# My First Planted Viv



## Grete_J (Oct 5, 2010)

After the BCRC show the other week, I haven't been able to stop thinking about this cute gecko who spent all of Sunday on my shoulder. I thought I'd give a planted vivarium a shot in the event that I do get him :bigsmile:

I know, it's not a fw, sw, brackish aquarium.... but it's still sort of an aquarium....

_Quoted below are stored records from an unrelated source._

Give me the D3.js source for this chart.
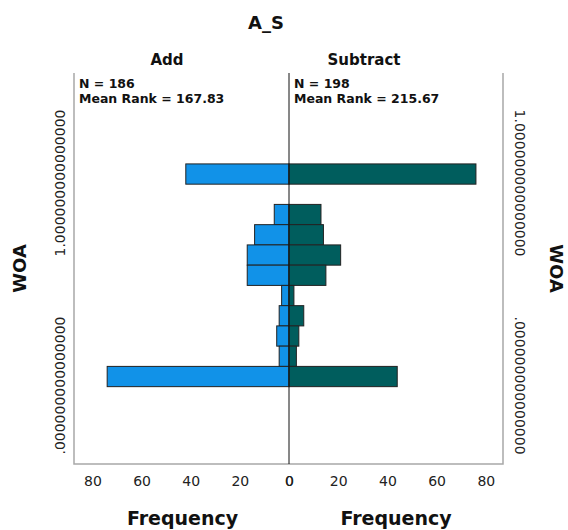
<!DOCTYPE html>
<html lang="en">
<head>
  <meta charset="UTF-8" />
  <title>A_S - WOA population pyramid</title>
  <style>
    body {
      margin: 0;
      background-color: #fff;
      font-family: "DejaVu Sans", Arial, sans-serif;
    }

    svg {
      display: block;
    }

    .frame {
      stroke: #a8a8a8;
      stroke-width: 1.5px;
      fill: none;
    }

    .bar {
      stroke: #222;
      stroke-width: 1px;
    }

    .tick-label {
      font-size: 14px;
      fill: #222;
    }

    .stat {
      font-size: 12.5px;
      font-weight: bold;
      fill: #111;
    }
  </style>
</head>
<body>
  <svg width="568" height="530"></svg>

  <script src="https://cdnjs.cloudflare.com/ajax/libs/d3/7.8.5/d3.min.js"></script>
  <script>
    // WOA bins (bin centres), top to bottom
    const bins = [1.0, 0.9, 0.8, 0.7, 0.6, 0.5, 0.4, 0.3, 0.2, 0.1, 0.0];
    const addCounts = [42, 0, 6, 14, 17, 17, 3, 4, 5, 4, 74];
    const subCounts = [76, 0, 13, 14, 21, 15, 2, 6, 4, 3, 44];

    const groups = ["Add", "Subtract"];
    const groupStats = [
      ["N = 186", "Mean Rank = 167.83"],
      ["N = 198", "Mean Rank = 215.67"]
    ];
    const freqTicks = [0, 20, 40, 60, 80];
    const yTicks = [0, 1];
    const yTickLabels = [".000000000000000", "1.000000000000000"];

    const binWidth = 0.1;

    // Plot area
    const plotLeft = 74, plotRight = 503, plotMid = 289, plotTop = 73, plotBottom = 464;

    const svg = d3.select("svg");

    const y = d3.scaleLinear().domain([-0.432, 1.499]).range([plotBottom, plotTop]);
    const xLeft = d3.scaleLinear().domain([0, 87.5]).range([plotMid, plotLeft]);
    const xRight = d3.scaleLinear().domain([0, 87]).range([plotMid, plotRight]);

    const blue = "#1192e8";
    const teal = "#005d5d";

    // Frame: left, bottom, right
    svg.append("path")
      .attr("class", "frame")
      .attr("d", `M${plotLeft},${plotTop}V${plotBottom}H${plotRight}V${plotTop}`);

    const rows = bins.map((v, i) => ({ v, add: addCounts[i], sub: subCounts[i] }));

    // Add (left side)
    svg.append("g")
      .selectAll("rect")
      .data(rows.filter(d => d.add > 0))
      .join("rect")
      .attr("class", "bar")
      .attr("fill", blue)
      .attr("x", d => xLeft(d.add))
      .attr("width", d => xLeft(0) - xLeft(d.add))
      .attr("y", d => y(d.v + binWidth / 2))
      .attr("height", d => y(d.v - binWidth / 2) - y(d.v + binWidth / 2));

    // Subtract (right side)
    svg.append("g")
      .selectAll("rect")
      .data(rows.filter(d => d.sub > 0))
      .join("rect")
      .attr("class", "bar")
      .attr("fill", teal)
      .attr("x", xRight(0))
      .attr("width", d => xRight(d.sub) - xRight(0))
      .attr("y", d => y(d.v + binWidth / 2))
      .attr("height", d => y(d.v - binWidth / 2) - y(d.v + binWidth / 2));

    // centre line
    svg.append("line")
      .attr("x1", plotMid).attr("x2", plotMid)
      .attr("y1", plotTop).attr("y2", plotBottom)
      .attr("stroke", "#111")
      .attr("stroke-width", 1);

    // Frequency axes (labels only, no tick marks)
    const xAxisL = d3.axisBottom(xLeft).tickValues(freqTicks).tickSize(0).tickPadding(12);
    const xAxisR = d3.axisBottom(xRight).tickValues(freqTicks).tickSize(0).tickPadding(12);
    [xAxisL, xAxisR].forEach(ax => {
      const g = svg.append("g").attr("transform", `translate(0,${plotBottom})`).call(ax);
      g.select(".domain").remove();
      g.selectAll("text")
        .attr("class", "tick-label")
        .attr("font-family", "DejaVu Sans")
        .attr("font-size", 14)
        .attr("fill", "#222");
    });

    // WOA tick labels, rotated, on both sides
    svg.append("g")
      .selectAll("text")
      .data(yTicks)
      .join("text")
      .attr("class", "tick-label")
      .attr("text-anchor", "middle")
      .attr("dominant-baseline", "central")
      .attr("transform", d => `translate(60,${y(d) + 9}) rotate(-90)`)
      .text((d, i) => yTickLabels[i]);

    svg.append("g")
      .selectAll("text")
      .data(yTicks)
      .join("text")
      .attr("class", "tick-label")
      .attr("text-anchor", "middle")
      .attr("dominant-baseline", "central")
      .attr("transform", d => `translate(520,${y(d) + 9}) rotate(90)`)
      .text((d, i) => yTickLabels[i]);

    // Stats in each panel
    [plotLeft, plotMid].forEach((x0, i) => {
      groupStats[i].forEach((s, j) => {
        svg.append("text")
          .attr("class", "stat")
          .attr("x", x0 + 5)
          .attr("y", 88 + j * 14.5)
          .text(s);
      });
    });

    // Titles
    svg.append("text")
      .attr("x", 266).attr("y", 29)
      .attr("text-anchor", "middle")
      .attr("font-size", 18).attr("font-weight", "bold")
      .attr("fill", "#111")
      .text("A_S");

    svg.selectAll(".group-title")
      .data(groups)
      .join("text")
      .attr("class", "group-title")
      .attr("x", (d, i) => i === 0 ? 167 : 364)
      .attr("y", 65)
      .attr("text-anchor", "middle")
      .attr("font-size", 15).attr("font-weight", "bold")
      .attr("fill", "#111")
      .text(d => d);

    // Frequency titles
    [(plotLeft + plotMid) / 2 + 1, (plotMid + plotRight) / 2].forEach(cx => {
      svg.append("text")
        .attr("x", cx).attr("y", 525)
        .attr("text-anchor", "middle")
        .attr("font-size", 19).attr("font-weight", "bold")
        .attr("fill", "#111")
        .text("Frequency");
    });

    // WOA titles
    const yMidPx = (plotTop + plotBottom) / 2;
    svg.append("text")
      .attr("transform", `translate(19,${yMidPx}) rotate(-90)`)
      .attr("text-anchor", "middle")
      .attr("dominant-baseline", "central")
      .attr("font-size", 18).attr("font-weight", "bold")
      .attr("fill", "#111")
      .text("WOA");

    svg.append("text")
      .attr("transform", `translate(556,${yMidPx}) rotate(90)`)
      .attr("text-anchor", "middle")
      .attr("dominant-baseline", "central")
      .attr("font-size", 18).attr("font-weight", "bold")
      .attr("fill", "#111")
      .text("WOA");
  </script>
</body>
</html>
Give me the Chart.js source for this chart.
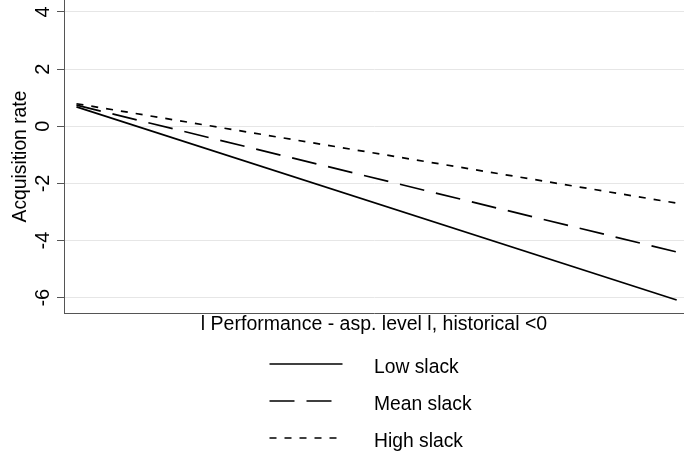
<!DOCTYPE html>
<html>
<head>
<meta charset="utf-8">
<title>Acquisition rate by slack</title>
<script src="https://cdn.jsdelivr.net/npm/chart.js@4/dist/chart.umd.min.js"></script>
<style>
    html, body { margin: 0; padding: 0; background: #fff; }
    #wrap { width: 684px; height: 456px; }
</style>
</head>
<body>
<div id="wrap"><canvas id="chart"></canvas></div>
<script>
(function () {
    // data (two ends of each fitted line)
    var xValues = [0, 1];
    var lowSlack = [0.68, -6.08];
    var meanSlack = [0.74, -4.40];
    var highSlack = [0.79, -2.69];
    var seriesLabels = ['Low slack', 'Mean slack', 'High slack'];
    var yTicks = [-6, -4, -2, 0, 2, 4];
    var xTitle = 'l Performance - asp. level l, historical <0';
    var yTitle = 'Acquisition rate';

    var FONT = '"Liberation Sans", Arial, Helvetica, sans-serif';
    var dashes = [[], [25, 12], [7, 8]];

    function toPoints(ys) {
        return xValues.map(function (x, i) {
            return { x: x, y: ys[i] };
        });
    }

    // rotated y tick labels, Stata style
    var yTickLabels = {
        id: 'yTickLabels',
        afterDraw: function (chart) {
            var ctx = chart.ctx;
            var y = chart.scales.y;
            ctx.save();
            ctx.font = '20px ' + FONT;
            ctx.fillStyle = '#000';
            ctx.textAlign = 'center';
            ctx.textBaseline = 'alphabetic';
            yTicks.forEach(function (v) {
                ctx.save();
                ctx.translate(y.right - 15, y.getPixelForValue(v));
                ctx.rotate(-Math.PI / 2);
                ctx.fillText(String(v), 0, 0);
                ctx.restore();
            });
            ctx.restore();
        }
    };

    // single column legend under the plot
    var stataLegend = {
        id: 'stataLegend',
        afterDraw: function (chart) {
            var ctx = chart.ctx;
            chart.data.datasets.forEach(function (ds, i) {
                var rowY = 364 + i * 37;
                ctx.save();
                ctx.strokeStyle = ds.borderColor;
                ctx.lineWidth = ds.borderWidth;
                ctx.setLineDash(ds.borderDash);
                ctx.beginPath();
                ctx.moveTo(269.5, rowY);
                ctx.lineTo(342.5, rowY);
                ctx.stroke();
                ctx.setLineDash([]);
                ctx.font = '19.3px ' + FONT;
                ctx.fillStyle = '#000';
                ctx.textAlign = 'left';
                ctx.textBaseline = 'alphabetic';
                ctx.fillText(ds.label, 374, rowY + 8.7);
                ctx.restore();
            });
        }
    };

    var series = [lowSlack, meanSlack, highSlack];
    var datasets = series.map(function (ys, i) {
        return {
            label: seriesLabels[i],
            data: toPoints(ys),
            borderColor: '#000',
            borderWidth: 1.7,
            borderDash: dashes[i],
            pointRadius: 0,
            fill: false,
            tension: 0
        };
    });

    new Chart(document.getElementById('chart'), {
        type: 'line',
        data: { datasets: datasets },
        plugins: [yTickLabels, stataLegend],
        options: {
            responsive: true,
            maintainAspectRatio: false,
            animation: false,
            layout: { padding: { top: 0, left: 0, right: 0, bottom: 117 } },
            plugins: {
                legend: { display: false },
                tooltip: { enabled: false }
            },
            scales: {
                x: {
                    type: 'linear',
                    min: -0.0208,
                    max: 1.0122,
                    grid: { display: false },
                    border: { display: true, color: '#555', width: 1 },
                    ticks: { display: false },
                    title: {
                        display: true,
                        text: xTitle,
                        color: '#000',
                        font: { family: FONT, size: 19.5 },
                        padding: { top: 0, bottom: 3 }
                    },
                    afterFit: function (scale) { scale.height = 26; }
                },
                y: {
                    type: 'linear',
                    min: -6.535,
                    max: 4.42,
                    afterBuildTicks: function (scale) {
                        scale.ticks = yTicks.map(function (v) { return { value: v }; });
                    },
                    grid: {
                        color: '#e6e6e6',
                        lineWidth: 1,
                        drawTicks: true,
                        tickLength: 7,
                        tickColor: '#555',
                        tickWidth: 1
                    },
                    border: { display: true, color: '#555', width: 1 },
                    ticks: { display: false },
                    title: {
                        display: true,
                        text: yTitle,
                        color: '#000',
                        font: { family: FONT, size: 19.3 },
                        padding: { top: 8.6, bottom: 0 }
                    },
                    afterFit: function (scale) { scale.width = 64; }
                }
            }
        }
    });
})();
</script>
</body>
</html>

Terrarium is an 18" x 18" x 24" ZooMed









1" or so of Hydroton for drainage









Covered with landscaping type cloth









Substrate is a mix of coco coir, organic potting soil and sphagnum moss









Coco fibre mat is held to the back by arbutus branches & thread


















Giant arbutus branch is too.... giant... takes up more space than I want


----------



## 240sx (Sep 4, 2010)

hey that looks pretty cool, keep us updated with pics in the future!


----------



## monkE (Aug 4, 2010)

wow that looks great! He's going to love it in there!


----------



## Grete_J (Oct 5, 2010)

Here's Lukas settling into his new home


----------



## 240sx (Sep 4, 2010)

Now that looks like a perfect habitat. Seems small but I don't know anything about reptiles!

Awesome pictures!


----------



## target (Apr 21, 2010)

Very nice set up.


----------